Cohen Film Collection // Unrated // May 8, 2018
List Price: $39.95 [Buy now and save at Amazon]

Review by Thomas Spurlin | posted July 16, 2018 | E-mail the Author
The Film:

It takes a degree of bravery for someone to pose nude for an artist or artists in a class type of environment, but there's an additional element involved when the artist and model are collaborating in private, pushing toward a creative goal that's either mutual or … not. There are many layers involved with Jacques Rivette's La Belle Noiseuse: how that kind of modeling impacts the lives of the artists' loved ones; the experience of revisiting one's past abandoned creations; the longevity of one's artistic drive as the years go by. Rivette's intimate character study relies almost entirely on the psychological boundary-pushing that transpires within the aging painter's studio, though, revealing the sacrifices that the subjects make in becoming props, of a sort, to how the artist's whims get blurred by self-absorption. Ambitious intentions succeed in broad strokes throughout La Belle Noiseuse, but the attention paid to those separate parts occasionally takes away from its desired examination of the beautifully executed, vastly more absorbing mutual experience between the creator and his inspiration.

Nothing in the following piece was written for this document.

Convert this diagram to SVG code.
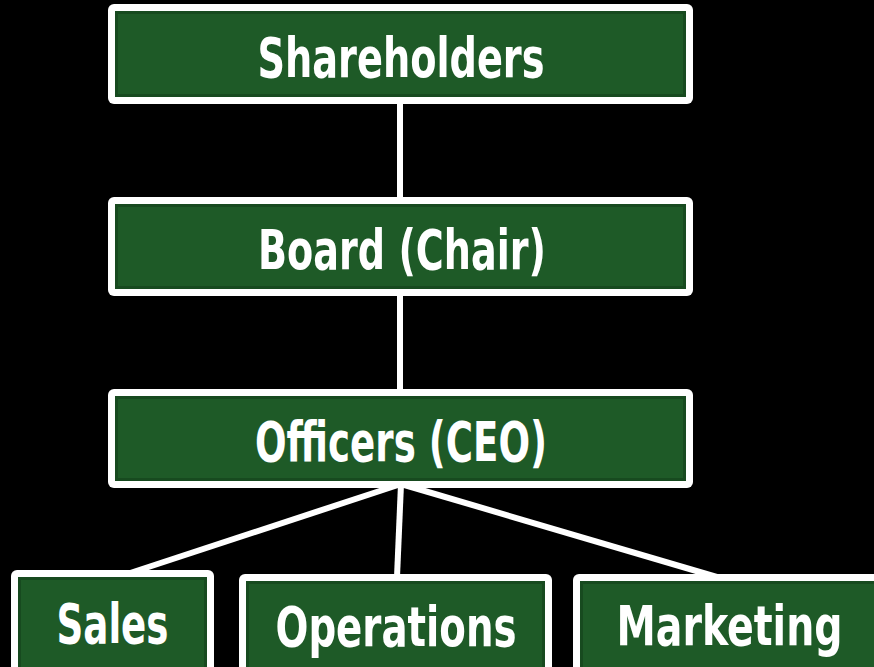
<svg xmlns="http://www.w3.org/2000/svg" width="874" height="667" viewBox="0 0 874 667">
<style>
.frame{fill:#ffffff;}
.box{fill:#1e5a27;stroke:#174a1f;stroke-width:3;}
.lbl{font-family:"DejaVu Sans Condensed","DejaVu Sans","Liberation Sans",sans-serif;font-stretch:condensed;font-weight:bold;font-size:55px;fill:#ffffff;text-anchor:middle;}
.conn{stroke:#ffffff;stroke-width:6;fill:none;}
</style>
<rect x="0" y="0" width="874" height="667" fill="#000000"/>
<g id="connectors">
<line class="conn" x1="400" y1="100" x2="400" y2="200"/>
<line class="conn" x1="400" y1="293" x2="400" y2="393"/>
<line class="conn" x1="401" y1="484" x2="115" y2="578"/>
<line class="conn" x1="401" y1="484" x2="397" y2="577"/>
<line class="conn" x1="401" y1="484" x2="727" y2="580"/>
</g>
<g id="shareholders">
<rect class="frame" x="108" y="4" width="585" height="100" rx="6"/>
<rect class="box" x="116.5" y="12.5" width="568" height="83"/>
<text class="lbl" x="401" y="77" textLength="287" lengthAdjust="spacingAndGlyphs">Shareholders</text>
</g>
<g id="board">
<rect class="frame" x="108" y="197" width="585" height="99" rx="6"/>
<rect class="box" x="116.5" y="205.5" width="568" height="82"/>
<text class="lbl" x="402" y="269" textLength="288" lengthAdjust="spacingAndGlyphs">Board (Chair)</text>
</g>
<g id="officers">
<rect class="frame" x="108" y="389" width="585" height="99" rx="6"/>
<rect class="box" x="116.5" y="397.5" width="568" height="82"/>
<text class="lbl" x="401" y="461" textLength="292" lengthAdjust="spacingAndGlyphs">Officers (CEO)</text>
</g>
<g id="sales">
<rect class="frame" x="11" y="570" width="203" height="110" rx="6"/>
<rect class="box" x="19.5" y="578.5" width="186" height="100"/>
<text class="lbl" x="112.5" y="643" textLength="112" lengthAdjust="spacingAndGlyphs">Sales</text>
</g>
<g id="operations">
<rect class="frame" x="239" y="574" width="313" height="110" rx="6"/>
<rect class="box" x="247.5" y="582.5" width="296" height="100"/>
<text class="lbl" x="396" y="646" textLength="241" lengthAdjust="spacingAndGlyphs">Operations</text>
</g>
<g id="marketing">
<rect class="frame" x="573" y="574" width="320" height="110" rx="6"/>
<rect class="box" x="581.5" y="582.5" width="303" height="100"/>
<text class="lbl" x="729.5" y="645" textLength="226" lengthAdjust="spacingAndGlyphs">Marketing</text>
</g>
</svg>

Edouard Frenhofer (Michel Piccoli), an older and once highly-popular painter, has semi-retired to a large, yet breezy and down-to-earth estate in the south of France, accompanied by his wife, Liz (Jane Birkin), who also once served as his model. They're visited by a young couple, an aspiring artist (David Bursztein) interested in Edouard's work and his girlfriend, Marianne (Emmanuelle Beart), and the girl sparks a degree of inspiration within the painter. Spurred by a financier who's also visiting, the idea gets planted in the painter's mind to not only pull away from the repetitive self-portraits he's been doing as of late, but to return to his "white whale" artistic endeavor from his past: "La Belle Noiseuse", or "The Beautiful Troublemaker", a concept he once explored with his wife as the model and later abandoned. Instead of returning to the idea with his wife, however, Frenhofer and the others persuade Marianne to become his nude model and inspiration. Their collaboration transpires over several days, with Marianne's hesitancy and Edouard's rustiness in directing a subject creating a tense atmosphere.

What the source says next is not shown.